Groundbreaking work by scientists from Switzerland, Finland and Germany has lead to a new world record in X-ray microscopy. For the first time ever, features below 10 nanometres (nm) in width were resolved.
Key to this new world record was doubling of the effective line density of FZP template (Fresnel Zone Plate, a key component of an X-ray microscope) by extremely conformal thin films created through the use of Atomic Layer Deposition (ALD). ALD work was carried out with a Picosun SUNALE R-150 reactor at the premises of the University of Helsinki's Laboratory of Inorganic Chemistry. One of the Finnish scientists, Dr Tero Pilvi, has since joined the staff of Picosun as Technical Sales Manager.
October issue of Ultramicroscopy Journal carries an article "Advanced thin film technology for ultrahigh resolution X-ray microscopy" by Joan Vila-Comanala, Jörg Raabe and Christian David from the Swiss Paul Scherrer Institute, the brand new holder of the X-ray microscopy spatial world record, Mikko Ritala and Tero Pilvi from the University of Helsinki, Konstantin Jefimovs from Eidgenössische Materialprufungs- und Forschungsanstalt (EMPA, Swiss Federal Laboratories for Materials Testing and Research) in Switzerland, Rainer H. Fink from Friedrich-Alexander Universität in Germany, Mathias Senoner from the German Bundesanstalt fur Materialforschung und -prufung (BAM, Federal Institute for Materials Research and Testing), and Andre Maassdorf from Ferdinand-Braun-Institut fur Höchstfrequenztechnik (Ferdinand-Braun Institute for High-Frequenzy Technology) in Germany.
The technology of X-ray microscopy was discovered some 100 years ago. It is a preferred technology for high-resolution imaging of biological and inorganic materials. X-ray microscopy can study materials at extreme nano-levels. Technology has, however, limited the useful ability to study features below 25 to 30 nm in width. For the past whole decade, the resolution of X-ray microscopy has been stagnated at this level. Some successful results have been reported at the 15 nm level, but these have not produced the required reproducibility to become really useful. The Swiss-Finnish-German group has finally solved the deadlock.
ALD is a thin film method which enables completely controlled growth of extremely conformal films through its signature self-limiting, sequential surface reactions.
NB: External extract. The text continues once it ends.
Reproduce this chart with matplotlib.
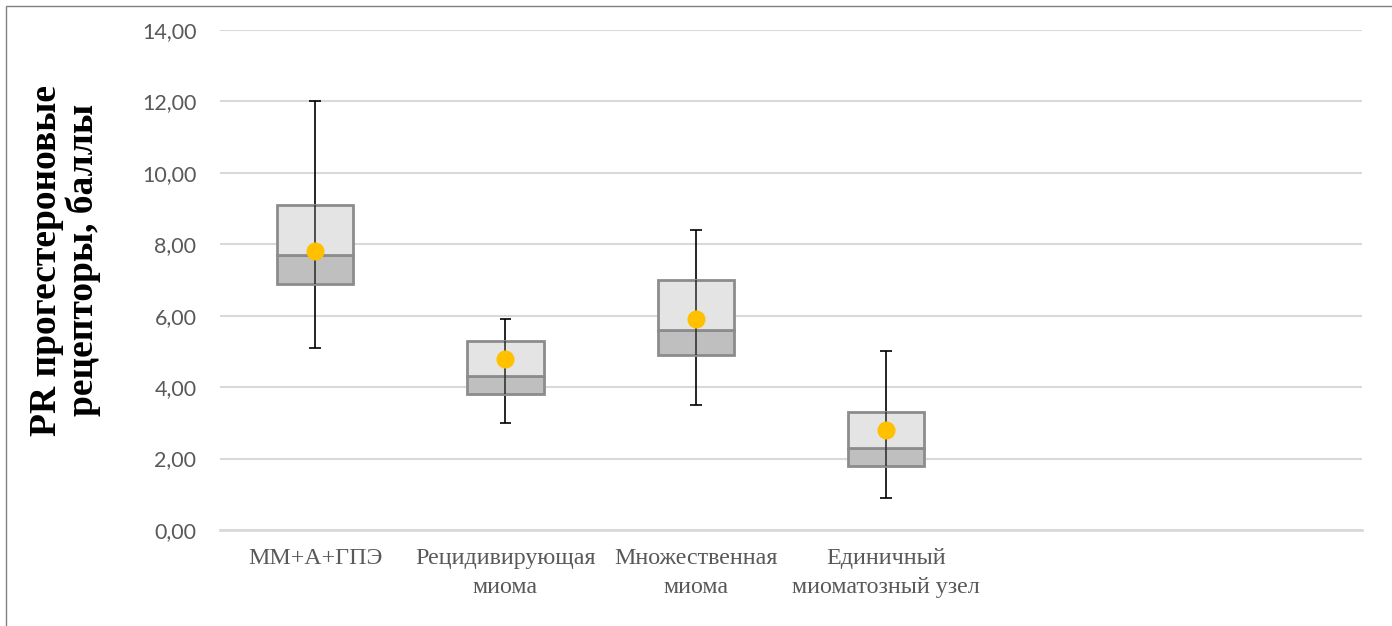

ALD produces complex layer structures with atomic level accuracy. ALD processes can be reproduced with stunning accuracy.
The group produced a modified FZP with structures based on the conformal deposition of high refractive index material by ALD onto the sidewalls of a pre-patterned template made from a low refractive index material. This new focusing structure achieves an unprecedented spatial resolution in X-ray microscopy. Line widths of down to 9 nm were successfully resolved.
X-ray microscopy serves biology, biomedicine and materials science. The resolution of X-ray microscopy is between that of the traditional optical microscope and the electron microscope. The main advantage of X-ray microscopy over electron microscopy is that it can view biological samples in their natural state. X-ray microscopy produces higher penetration power and can inspect much thicker samples than comparable methods can. X-ray microscopy is also capable of producing three-dimensional tomograms of individual cells of living organisms.